Songwriter Jack Tempchin probably is best known for having a hand in penning two classic early Eagles hits, “Peaceful Easy Feeling” and “Already Gone,” but he’s also a rather prolific solo artist in his own right. Tempchin has just released a new full-length solo album titled Learning to Dance, part of a deal he recently signed with Blue Elan Records.
Jack tells ABC Radio that prior to the new record deal, he’d been releasing his albums himself via the Internet, but having the backing of a label “really inspired” his creativity.
“My brain exploded with millions of new songs, and I thought, ‘Hey, somebody cares,'” he says.
Learning to Dance is made up of a dozen well-crafted and melodic tunes that Tempchin either wrote by himself or collaborated on with various other songwriters. He says that as he gathered the tunes together for the new record, he realized that a running theme was emerging: that of love in different stages of a person’s life.
“There’s a few songs about the euphoria of early love, and then when reality starts to come into it…and then it goes through just all the various changes of love,” Jack explains to ABC Radio. He adds that when he looked at the collection of songs as a whole, he thought, “Anybody of a certain age who’s gone through a few of these [experiences], they’re gonna listen to the album, they’re gonna go, ‘I’ve been through every one of those doggone things.'”
A few months before the release of Learning to Dance, Tempchin issued a four-song EP on Blue Elan titled Room to Run that included tunes he felt didn’t fit into the theme of the album. His main collaborator on both the EP and the album was a multi-talented young musician named Joel Piper, who produced and mixed Learning to Dance, played all the instruments on the album, contributed backing vocals and even co-wrote a couple of the songs. Jack credits Joel’s knowledge of new studio technology with helping to bring some modern sounds to his old-school folk-rock style.

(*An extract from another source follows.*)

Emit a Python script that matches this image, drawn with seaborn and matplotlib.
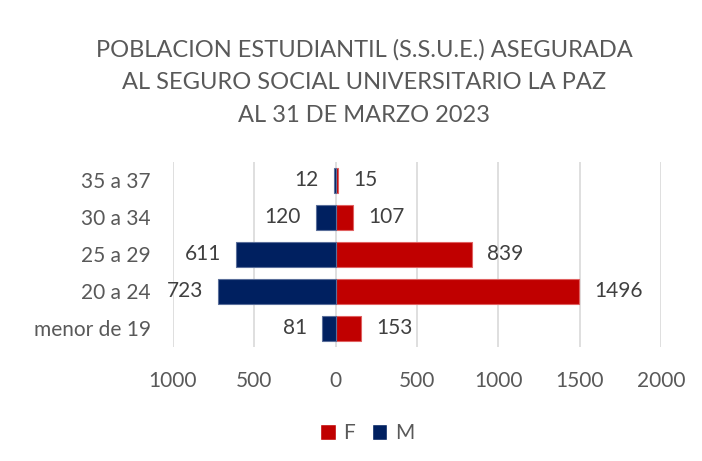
import matplotlib
matplotlib.use("Agg")
import matplotlib.pyplot as plt
from matplotlib.ticker import FuncFormatter
from matplotlib.patches import Patch
import seaborn as sns
import pandas as pd

categories = ["35 a 37", "30 a 34", "25 a 29", "20 a 24", "menor de 19"]
female = [15, 107, 839, 1496, 153]
male = [12, 120, 611, 723, 81]
x_ticks = [-1000, -500, 0, 500, 1000, 1500, 2000]
title = "POBLACION ESTUDIANTIL (S.S.U.E.) ASEGURADA\nAL SEGURO SOCIAL UNIVERSITARIO LA PAZ\nAL 31 DE MARZO 2023"

RED = "#C00000"
NAVY = "#002060"
GREY = "#595959"

df = pd.concat([
    pd.DataFrame({"grupo": categories, "valor": female, "sexo": "F"}),
    pd.DataFrame({"grupo": categories, "valor": [-v for v in male], "sexo": "M"}),
])

sns.set_theme(style="white")
plt.rcParams["font.family"] = ["Lato", "DejaVu Sans"]

fig = plt.figure(figsize=(7.02, 4.61), dpi=100)
ax = fig.add_axes([0.2464, 0.2473, 0.6952, 0.4013])

sns.barplot(data=df, y="grupo", x="valor", hue="sexo", order=categories,
            hue_order=["F", "M"], palette={"F": RED, "M": NAVY},
            dodge=False, orient="h", width=0.67, ax=ax, legend=False,
            saturation=1, zorder=3)

edge = {0: "#E06060", 1: "#5A6E9A"}
for i, cont in enumerate(ax.containers):
    for p in cont:
        p.set_edgecolor(edge[i])
        p.set_linewidth(0.8)
    vals = female if i == 0 else male
    ax.bar_label(cont, labels=[str(v) for v in vals], padding=11,
                 fontsize=15, color="#404040")

ax.set_xlim(-1000, 2000)
ax.set_xticks(x_ticks)
ax.xaxis.set_major_formatter(FuncFormatter(lambda v, p: f"{abs(int(v))}"))
ax.grid(axis="x", color="#D9D9D9", linewidth=1.2, zorder=0)
ax.grid(axis="y", visible=False)
ax.set_axisbelow(True)
for s in ax.spines.values():
    s.set_visible(False)
ax.set_xlabel("")
ax.set_ylabel("")
ax.tick_params(axis="x", length=0, pad=17, labelsize=15, labelcolor=GREY)
ax.tick_params(axis="y", length=0, pad=16, labelsize=15, labelcolor=GREY)

fig.text(0.519, 0.915, title, ha="center", va="top", fontsize=17,
         color=GREY, linespacing=1.68)

handles = [Patch(facecolor=RED, label="F"), Patch(facecolor=NAVY, label="M")]
fig.legend(handles=handles, loc="center", bbox_to_anchor=(0.523, 0.06),
           ncol=2, frameon=False, fontsize=15, labelcolor=GREY,
           handlelength=0.75, handleheight=0.75, handletextpad=0.35,
           columnspacing=0.8)

fig.savefig("out.png", dpi=100)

While many of the songs on Learning to Dance are recent compositions, a few are older tunes that originally appeared on other artists’ releases. Among these are “I Volunteer,” a Tempchin co-write that was featured on Eagles singer Glenn Frey’s 1982 debut solo album; and “You Can Go Home Again,” which Jack penned with founding Byrds member Chris Hillman and appeared on a 1991 record by Hillman’s country group The Desert Rose Band.
Reflecting on his long and successful career, Tempchin tells ABC Radio that he considers himself a “lucky dog,” not only for helping to write two songs featured on the bestselling album of the 20th century — The Eagles’ Their Greatest Hits (1971-1975) — but for having the chance to continue to put out new music this late in his life.
According to his website MyPeacefulEasyFeeling.com, Tempchin currently has two concerts on his schedule — a September 4 show in Carlsbad, California, and an October 17 gig opening for Desert Rose Band duo Hillman and Herb Pedersen in National City, California. Jack says he’s hoping to continue promoting Learning to Dance by eventually teaming up with another artist for a more extensive tour.